— START —
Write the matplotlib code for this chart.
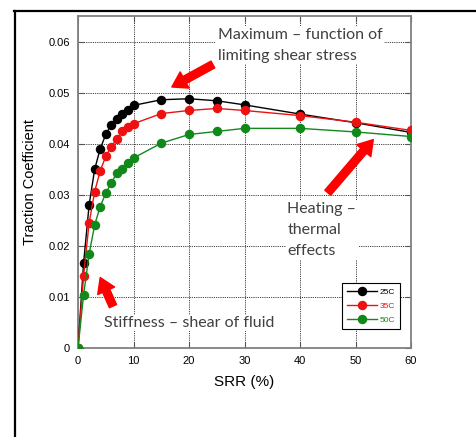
import numpy as np
import matplotlib.pyplot as plt
from matplotlib.lines import Line2D

## Data
srr = [0, 1, 2, 3, 4, 5, 6, 7, 8, 9, 10, 15, 20, 25, 30, 40, 50, 60]
tc_25 = [0, 0.0166, 0.0280, 0.0350, 0.0390, 0.0418, 0.0437, 0.0448, 0.0459, 0.0465, 0.0475,
         0.0486, 0.0488, 0.0484, 0.0476, 0.0458, 0.0441, 0.0422]
tc_35 = [0, 0.0141, 0.0245, 0.0306, 0.0347, 0.0375, 0.0394, 0.0409, 0.0425, 0.0432, 0.0439,
         0.0459, 0.0465, 0.0469, 0.0465, 0.0455, 0.0442, 0.0426]
tc_50 = [0, 0.0104, 0.0184, 0.0241, 0.0277, 0.0303, 0.0323, 0.0343, 0.0350, 0.0363, 0.0372,
         0.0401, 0.0418, 0.0424, 0.0430, 0.0430, 0.0423, 0.0414]
labels = ['25C', '35C', '50C']
colors = ['black', '#ee1111', '#11891a']
xticks = [0, 10, 20, 30, 40, 50, 60]
yticks = [0, 0.01, 0.02, 0.03, 0.04, 0.05, 0.06]
ytick_labels = ['0', '0.01', '0.02', '0.03', '0.04', '0.05', '0.06']

plt.rcParams['font.family'] = ['Liberation Sans', 'DejaVu Sans']

fig = plt.figure(figsize=(4.76, 4.37), dpi=100)
ax = fig.add_axes([0.1639, 0.2037, 0.6996, 0.7597])

for ys, lab, c in zip([tc_25, tc_35, tc_50], labels, colors):
    ax.plot(srr, ys, '-o', color=c, lw=1.0, ms=5.8, label=lab, zorder=3)

ax.set_xlim(0, 60)
ax.set_ylim(0, 0.065)
ax.set_xticks(xticks)
ax.set_yticks(yticks)
ax.set_yticklabels(ytick_labels)
ax.tick_params(direction='in', top=True, right=True, labelsize=8, length=4,
               color='#555555', pad=6)
ax.grid(True, color='black', linestyle=(0, (1, 1.2)), lw=0.6)
for s in ax.spines.values():
    s.set_color('#808080')
    s.set_linewidth(1.3)
ax.set_xlabel('SRR (%)', fontsize=11, labelpad=6)
ax.set_ylabel('Traction Coefficient', fontsize=10.5, labelpad=8)

leg = ax.legend(loc='lower right', bbox_to_anchor=(0.967, 0.057), borderaxespad=0,
                fontsize=6, handlelength=3.6, markerscale=1.0, fancybox=False,
                framealpha=1, edgecolor='black', borderpad=0.6, labelspacing=0.75,
                handletextpad=0.3)
leg.get_frame().set_linewidth(0.8)
for t, c in zip(leg.get_texts(), colors):
    t.set_color(c)

# annotations
tfont = dict(family=['Lato', 'DejaVu Sans'], fontsize=11.5, color='#404040')
box = dict(facecolor='white', edgecolor='none', pad=1)
ax.text(25.2, 0.0593, 'Maximum \u2013 function of\nlimiting shear stress', va='center', ha='left',
        linespacing=1.65, bbox=box, zorder=4, **tfont)
ax.text(37.7, 0.0231, 'Heating \u2013\nthermal\neffects', va='center', ha='left',
        linespacing=1.65, bbox=box, zorder=4, **tfont)
ax.text(4.6, 0.0049, 'Stiffness \u2013 shear of fluid', va='center', ha='left',
        bbox=box, zorder=4, **tfont)

arrow = dict(arrowstyle='simple,head_length=0.75,head_width=0.95,tail_width=0.4',
             color='red', mutation_scale=14, shrinkA=0, shrinkB=0)
ax.annotate('', xy=(16.9, 0.0511), xytext=(24.3, 0.0555), arrowprops=arrow, zorder=5)
ax.annotate('', xy=(53.2, 0.0408), xytext=(45.0, 0.0304), arrowprops=arrow, zorder=5)
ax.annotate('', xy=(4.0, 0.0138), xytext=(6.3, 0.0082), arrowprops=arrow, zorder=5)

# frame lines around the figure (slide border)
fig.add_artist(Line2D([14 / 476, 1], [1 - 11 / 437] * 2, color='black', lw=1.6))
fig.add_artist(Line2D([15 / 476] * 2, [0, 1 - 11 / 437], color='black', lw=1.6))

fig.savefig('out.png', dpi=100)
— END —
▶ [TASK STATEMENT]:
Reproduce the listing above exactly, excluding all pictures.

▶ [SOLUTION TO THIS EXERCISE]:
Write the matplotlib code for this chart.
import numpy as np
import matplotlib.pyplot as plt
from matplotlib.lines import Line2D

## Data
srr = [0, 1, 2, 3, 4, 5, 6, 7, 8, 9, 10, 15, 20, 25, 30, 40, 50, 60]
tc_25 = [0, 0.0166, 0.0280, 0.0350, 0.0390, 0.0418, 0.0437, 0.0448, 0.0459, 0.0465, 0.0475,
         0.0486, 0.0488, 0.0484, 0.0476, 0.0458, 0.0441, 0.0422]
tc_35 = [0, 0.0141, 0.0245, 0.0306, 0.0347, 0.0375, 0.0394, 0.0409, 0.0425, 0.0432, 0.0439,
         0.0459, 0.0465, 0.0469, 0.0465, 0.0455, 0.0442, 0.0426]
tc_50 = [0, 0.0104, 0.0184, 0.0241, 0.0277, 0.0303, 0.0323, 0.0343, 0.0350, 0.0363, 0.0372,
         0.0401, 0.0418, 0.0424, 0.0430, 0.0430, 0.0423, 0.0414]
labels = ['25C', '35C', '50C']
colors = ['black', '#ee1111', '#11891a']
xticks = [0, 10, 20, 30, 40, 50, 60]
yticks = [0, 0.01, 0.02, 0.03, 0.04, 0.05, 0.06]
ytick_labels = ['0', '0.01', '0.02', '0.03', '0.04', '0.05', '0.06']

plt.rcParams['font.family'] = ['Liberation Sans', 'DejaVu Sans']

fig = plt.figure(figsize=(4.76, 4.37), dpi=100)
ax = fig.add_axes([0.1639, 0.2037, 0.6996, 0.7597])

for ys, lab, c in zip([tc_25, tc_35, tc_50], labels, colors):
    ax.plot(srr, ys, '-o', color=c, lw=1.0, ms=5.8, label=lab, zorder=3)

ax.set_xlim(0, 60)
ax.set_ylim(0, 0.065)
ax.set_xticks(xticks)
ax.set_yticks(yticks)
ax.set_yticklabels(ytick_labels)
ax.tick_params(direction='in', top=True, right=True, labelsize=8, length=4,
               color='#555555', pad=6)
ax.grid(True, color='black', linestyle=(0, (1, 1.2)), lw=0.6)
for s in ax.spines.values():
    s.set_color('#808080')
    s.set_linewidth(1.3)
ax.set_xlabel('SRR (%)', fontsize=11, labelpad=6)
ax.set_ylabel('Traction Coefficient', fontsize=10.5, labelpad=8)

leg = ax.legend(loc='lower right', bbox_to_anchor=(0.967, 0.057), borderaxespad=0,
                fontsize=6, handlelength=3.6, markerscale=1.0, fancybox=False,
                framealpha=1, edgecolor='black', borderpad=0.6, labelspacing=0.75,
                handletextpad=0.3)
leg.get_frame().set_linewidth(0.8)
for t, c in zip(leg.get_texts(), colors):
    t.set_color(c)

# annotations
tfont = dict(family=['Lato', 'DejaVu Sans'], fontsize=11.5, color='#404040')
box = dict(facecolor='white', edgecolor='none', pad=1)
ax.text(25.2, 0.0593, 'Maximum \u2013 function of\nlimiting shear stress', va='center', ha='left',
        linespacing=1.65, bbox=box, zorder=4, **tfont)
ax.text(37.7, 0.0231, 'Heating \u2013\nthermal\neffects', va='center', ha='left',
        linespacing=1.65, bbox=box, zorder=4, **tfont)
ax.text(4.6, 0.0049, 'Stiffness \u2013 shear of fluid', va='center', ha='left',
        bbox=box, zorder=4, **tfont)

arrow = dict(arrowstyle='simple,head_length=0.75,head_width=0.95,tail_width=0.4',
             color='red', mutation_scale=14, shrinkA=0, shrinkB=0)
ax.annotate('', xy=(16.9, 0.0511), xytext=(24.3, 0.0555), arrowprops=arrow, zorder=5)
ax.annotate('', xy=(53.2, 0.0408), xytext=(45.0, 0.0304), arrowprops=arrow, zorder=5)
ax.annotate('', xy=(4.0, 0.0138), xytext=(6.3, 0.0082), arrowprops=arrow, zorder=5)

# frame lines around the figure (slide border)
fig.add_artist(Line2D([14 / 476, 1], [1 - 11 / 437] * 2, color='black', lw=1.6))
fig.add_artist(Line2D([15 / 476] * 2, [0, 1 - 11 / 437], color='black', lw=1.6))

fig.savefig('out.png', dpi=100)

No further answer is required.